Oh, and to dovetail into what @Headly was saying, maybe someday I'd think of apps as useful, but really all I want right now is a second notification screen. Many of my phone's apps have installed sub-apps on my watch and I've never used them. One of the reasons I'm interested in the new Pebble is that Android Wear is moving too far into the apps model, honestly.
@joelmw I have no argument that can stand up to a photo of Kate Beckinsale...
@joelmw Or smart nail polish, like photovoltaic paint. A separate screen for each nail, typing by the position of your fingers.
@OldCatLady That makes sense to me. I'd paint my nails for that.
@editorkid You're an evil person. First you convinced me to buy the Lytro. Now you're working on me to get the watch. Stop it. I feel myself caving (though I still wish--and truly believe we can right now--do better than the wrist bond).
@bakerzdosen I kinda cheated, right?
@joelmw Yes and no. The other two (3?) I could have ignored completely, so you win for that, but I'm not sure which rule you would have broken... Then again, if you're not cheating, you're not trying.
@joelmw Oh, no, I get it. Until I decided the second screen had value to me, I hated the idea of wearing a watch. I mean, I go back to the days when if you wanted to know the time, you'd have to call the phone company's Time Lady. Now our phones just tell us what she'd say.
So have you taken the Lytro out for a spin yet? Any thoughts on it?
@editorkid I've played with it a little. When my kid was in town recently we all went to the Nasher (a sculpture museum in Dallas). I took several pictures there. I haven't played with them much. I think I'd really like the additional pixels. Seems like the original is best for small macro photography. It's kinda fun. I need to play with it more.
I think of the Time Lady frequently actually--"at the tone . . . "--and the clocks (we still have two or three) that sync to an atomic clock somewhere. Kinda trippy how obsolete all of that is. Actually, it annoys me that there are still clocks in my house that I have to change back and forth between DST and/or that might run a little off. WTF is this, the 20th century?
I wear a GearFit daily at work-- love it. Vibration alerts for appointments, texts, calls etc. are easy to feel, but unlike a phone on vibrate, can't be noticed by anyone else. Much easier & more acceptable to check my watch to see texts/emails/who is calling in the middle of a meeting than constantly looking at my phone. For me, sleep tracking/heart-rate monitoring & pedometer on this watch are just ornamentation that get less use than the time/notification functions, but they are there if important to you. Battery life (I recharge every other night) is the only con. That and the sure knowledge that support/development was practically over the day it launched, since Samsung will always be focusing on the next generation, but I knew that going in.
The only watch I wear is an analog watch that has a button that lights up the face so I can see what time it is. I wear this watch to movies since I think it's rude to leave a cell phone on during a film.
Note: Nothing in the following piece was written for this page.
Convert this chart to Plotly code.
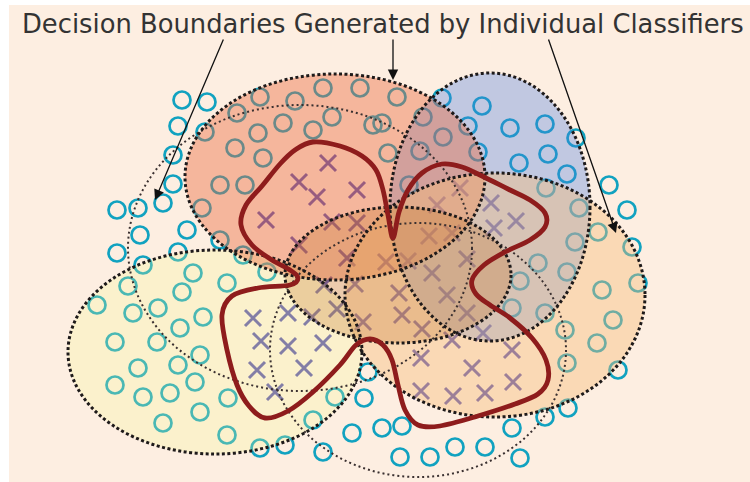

I've owned a Pebble for over two years and have been very happy with it. However, I'm an iPhone user so I can't use it to its full potential. Yes, I will be preordering an Apple Watch in exactly one month.
If I were to buy something to strap on my wrist (other than the cheap HR monitors I bought last night to leave in my gym bag for those occasions I actually do cardio and the HR monitor isn't working on the machine I'm using) it would be an Apple watch.
However, my phone is distracting enough to my real life. I do not need anything else to distract me.
Nor do I need something else to remember to charge nightly (or weekly in the case of others.)
I am interested in smart watches, but don't want to look like I am wearing one. I still wear a watch due to its ease of use, and it being one of 2 pieces of jewelry that men can wear with anything. The other is a wedding ring.
I really love the look of the Kairos watches: https://kairoswatches.com/
They are mechanical watches, with a semi-transparent screen over them for smart watch capabilities.
@bruceoite those are some cool looking watches. The pre-order price is relatively reasonable too, I'd honestly be happy with a non-smart version of those.